Some players hallucinate; others just get confused. The drudgery of camp appeared to be getting to Oakland Raiders quarterback Jason Campbell when he described the offensive coordinator Al Saunders’s lengthy playbook. “The first time I saw it was like looking at, what do they call it, the Webster’s Dictionary,” Campbell said. The worst thing about not knowing what a dictionary is called is not knowing where to look it up. “But now after you go through it and everything, it’s just paper.” Breaking news: the Raiders have finally thrown away the original vellum playbooks.
Not everyone in Oakland shares Campbell’s confusion about the playbook. Guard Bruce Campbell (no relation) said that the offensive line coach Bob Wylie makes his schemes easy to master. “He just tries to get it as easy as counting, 1-2-3, A-B-C,” he said. “A little kid could probably come out here and understand stuff we do.” No word yet on whether Raiders linemen will rename themselves the Jackson 5.
Some players lose the ability to differentiate friend from foe in the heat of training camp. Detroit Lions defensive end Kyle Vanden Bosch ripped the helmet off offensive tackle Corey Hilliard and punched him during practice Wednesday. It was the third skirmish of the day, and Coach Jim Schwartz made the whole team run wind sprints. “We had a little too much energy at practice and needed to expel it somehow,” Schwartz said. Schwartz also used the gassers to make sure the penalty-prone defender Ndamukong Suh, who just received a $20,000 fine for an overenthusiastic sack in the first preseason game, did not mistake “helmet-rip-and-uppercut” for a new pass-rushing technique.
Some players are moved to violence by the monotony of training camp; others get the sillies. The Jaguars and the Falcons scrimmaged each other last week, and Jacksonville Coach Jack Del Rio saw a difference in his team’s personality after the session. “There wasn’t a lot of silliness out here,” he said. Removing the piƱata and withholding the party bags might have helped.

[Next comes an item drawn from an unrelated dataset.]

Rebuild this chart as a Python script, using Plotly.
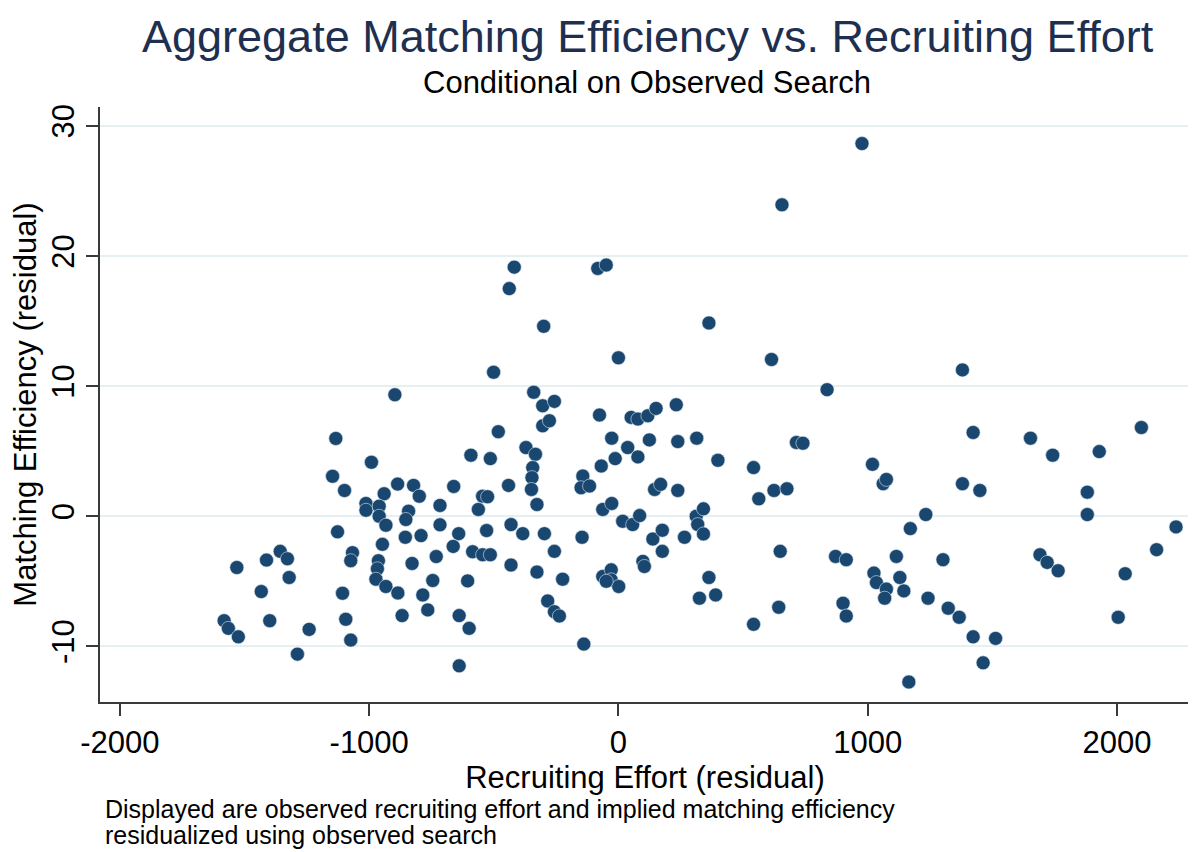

High altitudes can cause both giddiness and shortness of breath, as well as sudden bursts of honesty. Arizona Cardinals defensive tackle Dan Williams showed up for training camp out of shape, and with good reason. “I’ll be the first one to say, I didn’t work out like a John Lott workout,” Williams told The Arizona Republic. (Lott, the Cardinals’ conditioning coach, is the N.F.L.’s equivalent of Gunnery Sergeant Hartman from “Full Metal Jacket.”) “Next year, I’ll know the proper steps and put this behind me.” Next year, there will not be a lockout, but no matter. Williams said that he was also affected by the 7,000-foot elevation of the Cardinals’ Flagstaff camp site; the altitude could also explain why the Cardinals seem a little loopy at the start of every season.

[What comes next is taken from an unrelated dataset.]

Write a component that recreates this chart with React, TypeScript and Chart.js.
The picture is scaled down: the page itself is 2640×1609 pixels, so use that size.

Bourbonnais, Ill., is just 660 feet above sea level, but perhaps the air at the Chicago Bears’ training camp is particularly thin. The newly acquired receiver Roy Williams (no relation to Dan) also acknowledged last week that he was not in peak condition. Williams said that his off-season conditioning did not get him into football shape; he espouses a workout regimen that couch potatoes could rally around. “When you get out here and play for four seconds and jog back into the huddle, that’s when you get in shape,” he said. Williams made news in Cowboys camp last year when the rookie Dez Bryant refused to carry his shoulder pads after practice; carrying pads must also lie outside the scope of his four-second conditioning program. Perhaps he should invest in a Segway.
Tom Brady may be yet another victim of mid-August heat mirages. One week after watching from the sideline as the New England Patriots’ backups stamped on the Jaguars, he took the field and led the Patriots’ starters to four touchdowns in a 31-14 win over the Buccaneers. “Glad we put some points on the board,” Brady said. “Obviously, there are a lot of things we can do better.” Obviously. The Patriots could score a touchdown before the coin toss, for instance.
The image on the horizon for many quarterback-starved teams is the silhouette of Terrelle Pryor, the former Ohio State quarterback who will enter the league via Monday’s supplemental draft. Pryor must serve a five-game suspension for N.C.A.A. violations before he can practice with his new team (the moral and legal implications of this policy are well, well beyond the scope of this article), and even the most optimistic scouts consider him a long-range prospect. Still, the usual suspects have queued: the Washington Redskins expressed mild interest; Cleveland Browns officials planned to attend Pryor’s Saturday workout; and the former Ohio State coach Jim Tressel was seen at Bengals camp by witnesses much more reliable than the ones who thought they saw Favre.
If the thought of the unprepared Pryor joining the disorganized Bengals upsets you, feel free to grimace.